== DATA PROVIDED ==
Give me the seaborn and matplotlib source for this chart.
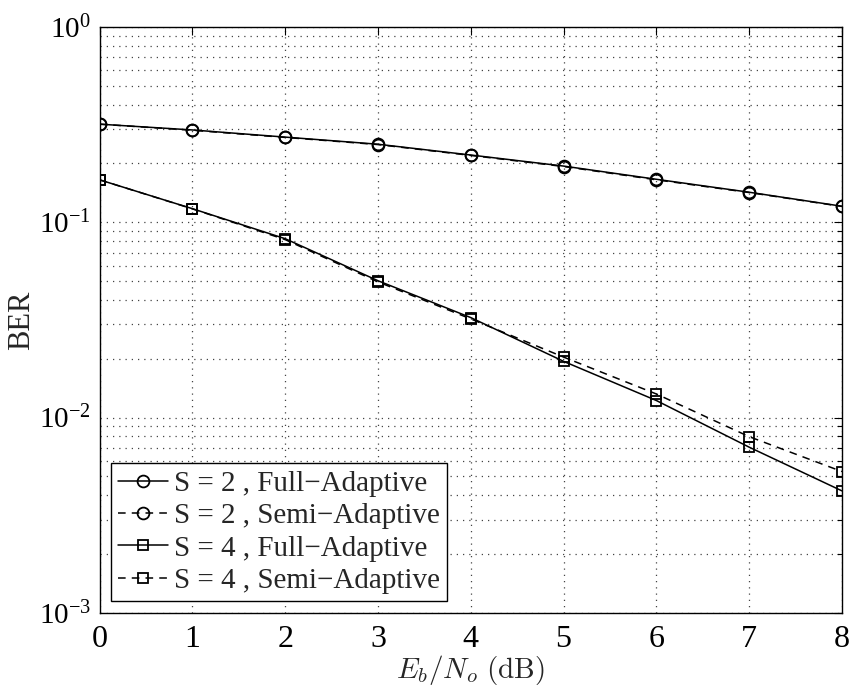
import numpy as np
import pandas as pd
import matplotlib
matplotlib.use('Agg')
import matplotlib.pyplot as plt
import seaborn as sns
from matplotlib.ticker import LogLocator, FixedLocator

# Eb/No values (dB)
ebno = [0, 1, 2, 3, 4, 5, 6, 7, 8]

# BER values
ber_s2_full = [0.318, 0.297, 0.273, 0.251, 0.221, 0.194, 0.166, 0.1425, 0.1208]
ber_s2_semi = [0.318, 0.296, 0.272, 0.250, 0.220, 0.193, 0.165, 0.1420, 0.1205]
ber_s4_full = [0.165, 0.1174, 0.0824, 0.0502, 0.0325, 0.0194, 0.01222, 0.00705, 0.00421]
ber_s4_semi = [0.165, 0.1172, 0.0815, 0.0495, 0.0320, 0.0204, 0.0132, 0.00798, 0.00529]

labels = ['S = 2 , Full\u2212Adaptive', 'S = 2 , Semi\u2212Adaptive',
          'S = 4 , Full\u2212Adaptive', 'S = 4 , Semi\u2212Adaptive']

sns.set_style('white')
plt.rcParams['font.family'] = ['Liberation Serif', 'DejaVu Serif']
plt.rcParams['mathtext.fontset'] = 'stix'

fig = plt.figure(figsize=(8.55, 6.87), dpi=100)
ax = fig.add_axes([0.1164, 0.108, 0.8684, 0.8527])

series = [
    (ber_s2_full, 'o', '-', 8.5),
    (ber_s2_semi, 'o', (0, (5, 4)), 8.5),
    (ber_s4_full, 's', '-', 7),
    (ber_s4_semi, 's', (0, (5, 4)), 7),
]
for (vals, mk, ls, ms), lab in zip(series, labels):
    df = pd.DataFrame({'EbNo': ebno, 'BER': vals})
    sns.lineplot(data=df, x='EbNo', y='BER', ax=ax, color='black', linewidth=1.1,
                 linestyle=ls, marker=mk, markersize=ms, markerfacecolor='none',
                 markeredgecolor='black', markeredgewidth=1.3, label=lab)

ax.set_yscale('log')
ax.set_xlim(0, 8)
ax.set_ylim(1e-3, 1)
ax.xaxis.set_major_locator(FixedLocator(ebno))
ax.yaxis.set_major_locator(LogLocator(base=10, numticks=10))
ax.yaxis.set_minor_locator(LogLocator(base=10, subs=np.arange(2, 10), numticks=20))

gstyle = dict(linestyle=(0, (1, 4)), color='#444444', linewidth=0.9)
ax.grid(True, which='major', **gstyle)
ax.grid(True, which='minor', axis='y', **gstyle)
ax.tick_params(which='both', direction='in', top=True, right=True, colors='black')
ax.tick_params(axis='x', pad=9, labelsize=23)
ax.tick_params(axis='y', pad=6, labelsize=21)
ax.tick_params(which='major', length=6, width=0.8)
ax.tick_params(which='minor', length=3.5, width=0.8)
for sp in ax.spines.values():
    sp.set_color('black')
    sp.set_linewidth(1.0)

ax.set_xlabel(r'$E_b/N_o\ \mathrm{(dB)}$', fontsize=21, math_fontfamily='cm', labelpad=-1)
ax.set_ylabel('BER', fontsize=22, labelpad=2)

leg = ax.legend(loc='lower left', bbox_to_anchor=(0.0, 0.0), fontsize=21, frameon=True,
                fancybox=False, framealpha=1, edgecolor='black', handlelength=1.7,
                handletextpad=0.2, borderpad=0.25, labelspacing=0.2, borderaxespad=0.4)
leg.get_frame().set_linewidth(1.0)

fig.savefig('out.png', dpi=100)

== TASK TO COMPLETE ==
Copy out the data above exactly, except the pictures.

== PROBLEM SOLUTION ==
Give me the seaborn and matplotlib source for this chart.
import numpy as np
import pandas as pd
import matplotlib
matplotlib.use('Agg')
import matplotlib.pyplot as plt
import seaborn as sns
from matplotlib.ticker import LogLocator, FixedLocator

# Eb/No values (dB)
ebno = [0, 1, 2, 3, 4, 5, 6, 7, 8]

# BER values
ber_s2_full = [0.318, 0.297, 0.273, 0.251, 0.221, 0.194, 0.166, 0.1425, 0.1208]
ber_s2_semi = [0.318, 0.296, 0.272, 0.250, 0.220, 0.193, 0.165, 0.1420, 0.1205]
ber_s4_full = [0.165, 0.1174, 0.0824, 0.0502, 0.0325, 0.0194, 0.01222, 0.00705, 0.00421]
ber_s4_semi = [0.165, 0.1172, 0.0815, 0.0495, 0.0320, 0.0204, 0.0132, 0.00798, 0.00529]

labels = ['S = 2 , Full\u2212Adaptive', 'S = 2 , Semi\u2212Adaptive',
          'S = 4 , Full\u2212Adaptive', 'S = 4 , Semi\u2212Adaptive']

sns.set_style('white')
plt.rcParams['font.family'] = ['Liberation Serif', 'DejaVu Serif']
plt.rcParams['mathtext.fontset'] = 'stix'

fig = plt.figure(figsize=(8.55, 6.87), dpi=100)
ax = fig.add_axes([0.1164, 0.108, 0.8684, 0.8527])

series = [
    (ber_s2_full, 'o', '-', 8.5),
    (ber_s2_semi, 'o', (0, (5, 4)), 8.5),
    (ber_s4_full, 's', '-', 7),
    (ber_s4_semi, 's', (0, (5, 4)), 7),
]
for (vals, mk, ls, ms), lab in zip(series, labels):
    df = pd.DataFrame({'EbNo': ebno, 'BER': vals})
    sns.lineplot(data=df, x='EbNo', y='BER', ax=ax, color='black', linewidth=1.1,
                 linestyle=ls, marker=mk, markersize=ms, markerfacecolor='none',
                 markeredgecolor='black', markeredgewidth=1.3, label=lab)

ax.set_yscale('log')
ax.set_xlim(0, 8)
ax.set_ylim(1e-3, 1)
ax.xaxis.set_major_locator(FixedLocator(ebno))
ax.yaxis.set_major_locator(LogLocator(base=10, numticks=10))
ax.yaxis.set_minor_locator(LogLocator(base=10, subs=np.arange(2, 10), numticks=20))

gstyle = dict(linestyle=(0, (1, 4)), color='#444444', linewidth=0.9)
ax.grid(True, which='major', **gstyle)
ax.grid(True, which='minor', axis='y', **gstyle)
ax.tick_params(which='both', direction='in', top=True, right=True, colors='black')
ax.tick_params(axis='x', pad=9, labelsize=23)
ax.tick_params(axis='y', pad=6, labelsize=21)
ax.tick_params(which='major', length=6, width=0.8)
ax.tick_params(which='minor', length=3.5, width=0.8)
for sp in ax.spines.values():
    sp.set_color('black')
    sp.set_linewidth(1.0)

ax.set_xlabel(r'$E_b/N_o\ \mathrm{(dB)}$', fontsize=21, math_fontfamily='cm', labelpad=-1)
ax.set_ylabel('BER', fontsize=22, labelpad=2)

leg = ax.legend(loc='lower left', bbox_to_anchor=(0.0, 0.0), fontsize=21, frameon=True,
                fancybox=False, framealpha=1, edgecolor='black', handlelength=1.7,
                handletextpad=0.2, borderpad=0.25, labelspacing=0.2, borderaxespad=0.4)
leg.get_frame().set_linewidth(1.0)

fig.savefig('out.png', dpi=100)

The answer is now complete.